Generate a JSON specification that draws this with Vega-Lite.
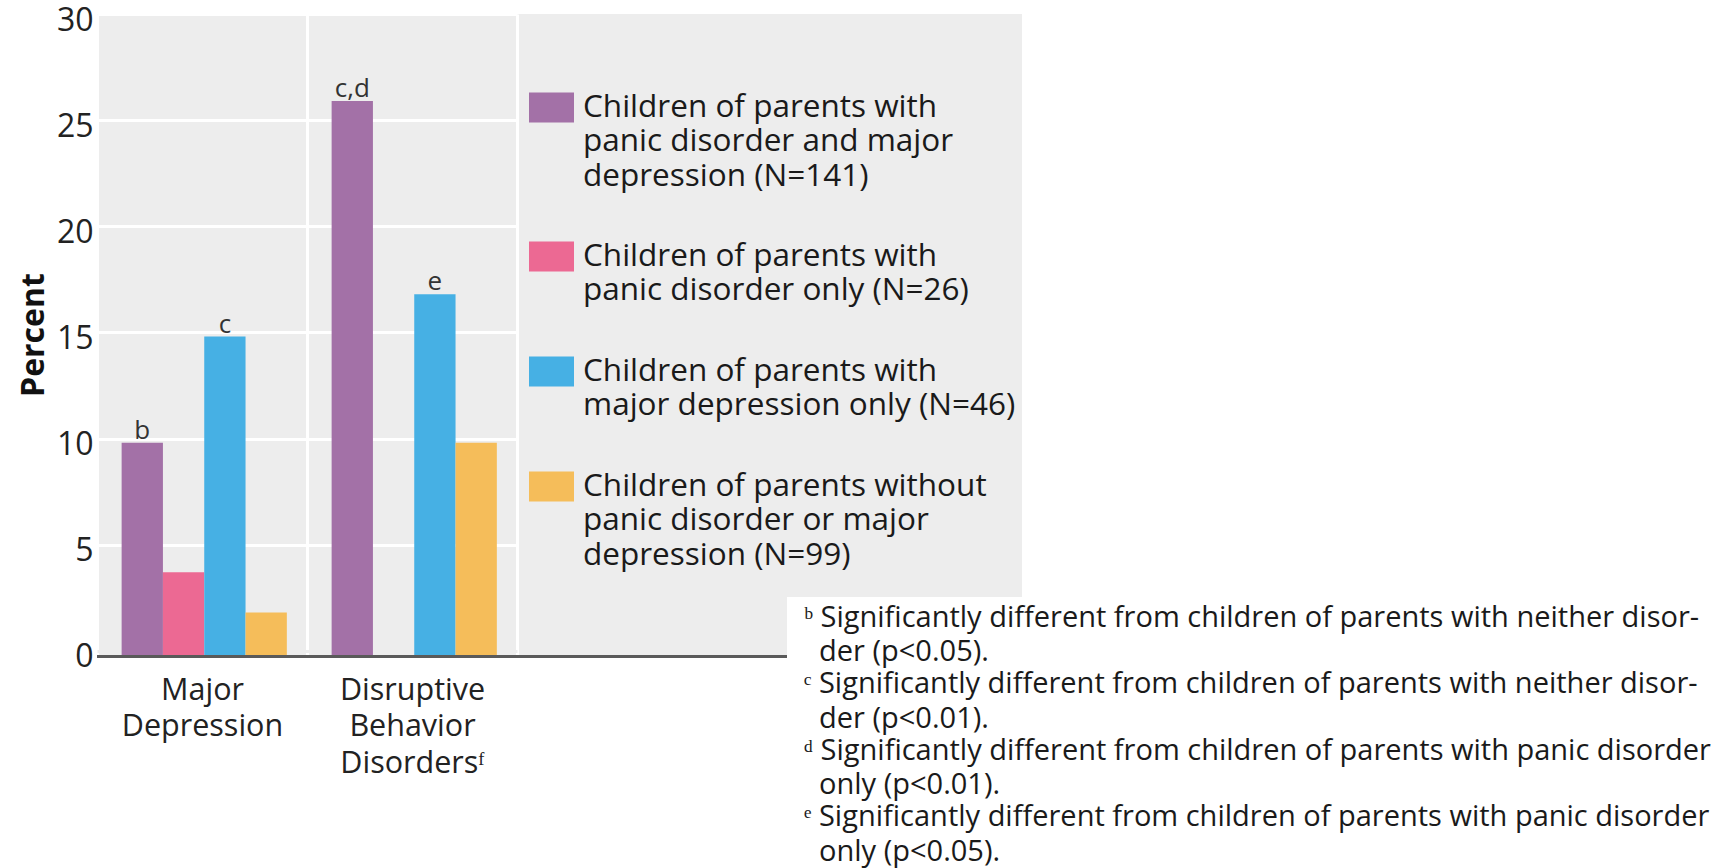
{
  "$schema": "https://vega.github.io/schema/vega-lite/v6.json",
  "autosize": {"type": "pad"},
  "width": 925,
  "height": 641,
  "padding": {"left": 17, "top": 4, "right": 5, "bottom": 0},
  "background": "white",
  "view": {"fill": "#ededed", "stroke": null},
  "config": {
    "view": {"fill": "#ededed", "stroke": null},
    "font": "Open Sans",
    "axis": {"labelFont": "Open Sans", "titleFont": "Open Sans"},
    "legend": {"labelFont": "Open Sans"},
    "style": {"guide-label": {"lineHeight": 34.5}}
  },
  "layer": [
    {
      "data": {
        "values": [
          {"category": "Major Depression", "group": "Children of parents with|panic disorder and major|depression (N=141)", "value": 9.8, "sig": "b"},
          {"category": "Major Depression", "group": "Children of parents with|panic disorder only (N=26)", "value": 3.7, "sig": ""},
          {"category": "Major Depression", "group": "Children of parents with|major depression only (N=46)", "value": 14.8, "sig": "c"},
          {"category": "Major Depression", "group": "Children of parents without|panic disorder or major|depression (N=99)", "value": 1.8, "sig": ""},
          {"category": "Disruptive Behavior Disorders\u1da0", "group": "Children of parents with|panic disorder and major|depression (N=141)", "value": 25.9, "sig": "c,d"},
          {"category": "Disruptive Behavior Disorders\u1da0", "group": "Children of parents with|major depression only (N=46)", "value": 16.8, "sig": "e"},
          {"category": "Disruptive Behavior Disorders\u1da0", "group": "Children of parents without|panic disorder or major|depression (N=99)", "value": 9.8, "sig": ""}
        ]
      },
      "encoding": {
        "x": {
          "field": "category", "type": "nominal", "sort": null,
          "scale": {"range": [0, 420], "paddingInner": 0, "paddingOuter": 0},
          "axis": {
            "title": null, "orient": "bottom", "domain": false, "ticks": false,
            "grid": true, "gridColor": "white", "gridWidth": 3, "gridOpacity": 1,
            "tickBand": "extent", "labelAngle": 0,
            "labelExpr": "split(datum.label, ' ')",
            "labelFontSize": 30.5, "labelLineHeight": 36.5, "labelPadding": 20,
            "labelColor": "#222", "labelBaseline": "top"
          }
        },
        "xOffset": {
          "field": "group", "type": "nominal",
          "scale": {
            "domain": [
              "Children of parents with|panic disorder and major|depression (N=141)",
              "Children of parents with|panic disorder only (N=26)",
              "Children of parents with|major depression only (N=46)",
              "Children of parents without|panic disorder or major|depression (N=99)"
            ],
            "paddingInner": 0, "paddingOuter": 0.542, "align": 0.55
          }
        },
        "y": {
          "field": "value", "type": "quantitative",
          "scale": {"domain": [-0.2, 30], "nice": false, "zero": false},
          "axis": {
            "values": [0, 5, 10, 15, 20, 25, 30],
            "title": "Percent", "domain": false, "ticks": false, "grid": true,
            "gridColor": {"condition": {"test": "datum.value === 0", "value": "#ededed"}, "value": "white"},
            "gridWidth": 3, "gridOpacity": 1,
            "labelFontSize": 32, "labelPadding": 4, "labelOffset": 6, "labelColor": "#222",
            "titleFontSize": 32, "titleFontWeight": "bold", "titleColor": "#111", "titlePadding": 6
          }
        }
      },
      "layer": [
        {
          "mark": {"type": "bar"},
          "encoding": {
            "y2": {"datum": -0.2},
            "color": {
              "field": "group", "type": "nominal", "sort": null,
              "scale": {
                "domain": [
                  "Children of parents with|panic disorder and major|depression (N=141)",
                  "Children of parents with|panic disorder only (N=26)",
                  "Children of parents with|major depression only (N=46)",
                  "Children of parents without|panic disorder or major|depression (N=99)"
                ],
                "range": ["#A371A7", "#EC6993", "#46B0E4", "#F5BD5A"]
              },
              "legend": {
                "title": null, "orient": "none", "legendX": 432, "legendY": 71,
                "direction": "vertical", "padding": 0,
                "symbolType": "M-1,-0.6667H1V0.6667H-1Z", "symbolSize": 2025,
                "symbolStrokeWidth": 0, "symbolOpacity": 1,
                "labelExpr": "split(datum.label, '|')",
                "labelFontSize": 31.5, "labelOffset": 9,
                "labelLimit": 700, "labelColor": "#1a1a1a", "rowPadding": 42
              }
            }
          }
        },
        {
          "mark": {"type": "text", "fontSize": 26, "baseline": "alphabetic", "dy": -4, "color": "#333", "font": "Open Sans"},
          "encoding": {"text": {"field": "sig"}}
        }
      ]
    },
    {
      "data": {"values": [{}]},
      "mark": {"type": "rule", "color": "#5a5a5a", "strokeWidth": 3},
      "encoding": {"y": {"datum": -0.27}}
    },
    {
      "data": {
        "values": [
          {"note": "\u1d47\u00a0Significantly different from children of parents with neither disor-|\u200b\u00a0\u00a0der (p<0.05)."},
          {"note": "\u1d9c\u00a0Significantly different from children of parents with neither disor-|\u200b\u00a0\u00a0der (p<0.01)."},
          {"note": "\u1d48\u00a0Significantly different from children of parents with panic disorder|\u200b\u00a0\u00a0only (p<0.01)."},
          {"note": "\u1d49\u00a0Significantly different from children of parents with panic disorder|\u200b\u00a0\u00a0only (p<0.05)."}
        ]
      },
      "mark": {"type": "point", "opacity": 0},
      "encoding": {
        "shape": {
          "field": "note", "type": "nominal", "sort": null,
          "legend": {
            "title": null, "orient": "none", "legendX": 690, "legendY": 583,
            "padding": 6, "fillColor": "white",
            "symbolSize": 0, "symbolOpacity": 0, "symbolStrokeWidth": 0,
            "labelExpr": "split(datum.label, '|')",
            "labelFont": "Open Sans", "labelFontSize": 29,
            "labelOffset": -18, "labelLimit": 1200, "labelColor": "#1a1a1a", "rowPadding": 2.5
          }
        }
      }
    }
  ]
}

+ + + + +

Goal: Give an exact copy of the material, leaving out every picture.

Reply:
Generate a JSON specification that draws this with Vega-Lite.
{
  "$schema": "https://vega.github.io/schema/vega-lite/v6.json",
  "autosize": {"type": "pad"},
  "width": 925,
  "height": 641,
  "padding": {"left": 17, "top": 4, "right": 5, "bottom": 0},
  "background": "white",
  "view": {"fill": "#ededed", "stroke": null},
  "config": {
    "view": {"fill": "#ededed", "stroke": null},
    "font": "Open Sans",
    "axis": {"labelFont": "Open Sans", "titleFont": "Open Sans"},
    "legend": {"labelFont": "Open Sans"},
    "style": {"guide-label": {"lineHeight": 34.5}}
  },
  "layer": [
    {
      "data": {
        "values": [
          {"category": "Major Depression", "group": "Children of parents with|panic disorder and major|depression (N=141)", "value": 9.8, "sig": "b"},
          {"category": "Major Depression", "group": "Children of parents with|panic disorder only (N=26)", "value": 3.7, "sig": ""},
          {"category": "Major Depression", "group": "Children of parents with|major depression only (N=46)", "value": 14.8, "sig": "c"},
          {"category": "Major Depression", "group": "Children of parents without|panic disorder or major|depression (N=99)", "value": 1.8, "sig": ""},
          {"category": "Disruptive Behavior Disorders\u1da0", "group": "Children of parents with|panic disorder and major|depression (N=141)", "value": 25.9, "sig": "c,d"},
          {"category": "Disruptive Behavior Disorders\u1da0", "group": "Children of parents with|major depression only (N=46)", "value": 16.8, "sig": "e"},
          {"category": "Disruptive Behavior Disorders\u1da0", "group": "Children of parents without|panic disorder or major|depression (N=99)", "value": 9.8, "sig": ""}
        ]
      },
      "encoding": {
        "x": {
          "field": "category", "type": "nominal", "sort": null,
          "scale": {"range": [0, 420], "paddingInner": 0, "paddingOuter": 0},
          "axis": {
            "title": null, "orient": "bottom", "domain": false, "ticks": false,
            "grid": true, "gridColor": "white", "gridWidth": 3, "gridOpacity": 1,
            "tickBand": "extent", "labelAngle": 0,
            "labelExpr": "split(datum.label, ' ')",
            "labelFontSize": 30.5, "labelLineHeight": 36.5, "labelPadding": 20,
            "labelColor": "#222", "labelBaseline": "top"
          }
        },
        "xOffset": {
          "field": "group", "type": "nominal",
          "scale": {
            "domain": [
              "Children of parents with|panic disorder and major|depression (N=141)",
              "Children of parents with|panic disorder only (N=26)",
              "Children of parents with|major depression only (N=46)",
              "Children of parents without|panic disorder or major|depression (N=99)"
            ],
            "paddingInner": 0, "paddingOuter": 0.542, "align": 0.55
          }
        },
        "y": {
          "field": "value", "type": "quantitative",
          "scale": {"domain": [-0.2, 30], "nice": false, "zero": false},
          "axis": {
            "values": [0, 5, 10, 15, 20, 25, 30],
            "title": "Percent", "domain": false, "ticks": false, "grid": true,
            "gridColor": {"condition": {"test": "datum.value === 0", "value": "#ededed"}, "value": "white"},
            "gridWidth": 3, "gridOpacity": 1,
            "labelFontSize": 32, "labelPadding": 4, "labelOffset": 6, "labelColor": "#222",
            "titleFontSize": 32, "titleFontWeight": "bold", "titleColor": "#111", "titlePadding": 6
          }
        }
      },
      "layer": [
        {
          "mark": {"type": "bar"},
          "encoding": {
            "y2": {"datum": -0.2},
            "color": {
              "field": "group", "type": "nominal", "sort": null,
              "scale": {
                "domain": [
                  "Children of parents with|panic disorder and major|depression (N=141)",
                  "Children of parents with|panic disorder only (N=26)",
                  "Children of parents with|major depression only (N=46)",
                  "Children of parents without|panic disorder or major|depression (N=99)"
                ],
                "range": ["#A371A7", "#EC6993", "#46B0E4", "#F5BD5A"]
              },
              "legend": {
                "title": null, "orient": "none", "legendX": 432, "legendY": 71,
                "direction": "vertical", "padding": 0,
                "symbolType": "M-1,-0.6667H1V0.6667H-1Z", "symbolSize": 2025,
                "symbolStrokeWidth": 0, "symbolOpacity": 1,
                "labelExpr": "split(datum.label, '|')",
                "labelFontSize": 31.5, "labelOffset": 9,
                "labelLimit": 700, "labelColor": "#1a1a1a", "rowPadding": 42
              }
            }
          }
        },
        {
          "mark": {"type": "text", "fontSize": 26, "baseline": "alphabetic", "dy": -4, "color": "#333", "font": "Open Sans"},
          "encoding": {"text": {"field": "sig"}}
        }
      ]
    },
    {
      "data": {"values": [{}]},
      "mark": {"type": "rule", "color": "#5a5a5a", "strokeWidth": 3},
      "encoding": {"y": {"datum": -0.27}}
    },
    {
      "data": {
        "values": [
          {"note": "\u1d47\u00a0Significantly different from children of parents with neither disor-|\u200b\u00a0\u00a0der (p<0.05)."},
          {"note": "\u1d9c\u00a0Significantly different from children of parents with neither disor-|\u200b\u00a0\u00a0der (p<0.01)."},
          {"note": "\u1d48\u00a0Significantly different from children of parents with panic disorder|\u200b\u00a0\u00a0only (p<0.01)."},
          {"note": "\u1d49\u00a0Significantly different from children of parents with panic disorder|\u200b\u00a0\u00a0only (p<0.05)."}
        ]
      },
      "mark": {"type": "point", "opacity": 0},
      "encoding": {
        "shape": {
          "field": "note", "type": "nominal", "sort": null,
          "legend": {
            "title": null, "orient": "none", "legendX": 690, "legendY": 583,
            "padding": 6, "fillColor": "white",
            "symbolSize": 0, "symbolOpacity": 0, "symbolStrokeWidth": 0,
            "labelExpr": "split(datum.label, '|')",
            "labelFont": "Open Sans", "labelFontSize": 29,
            "labelOffset": -18, "labelLimit": 1200, "labelColor": "#1a1a1a", "rowPadding": 2.5
          }
        }
      }
    }
  ]
}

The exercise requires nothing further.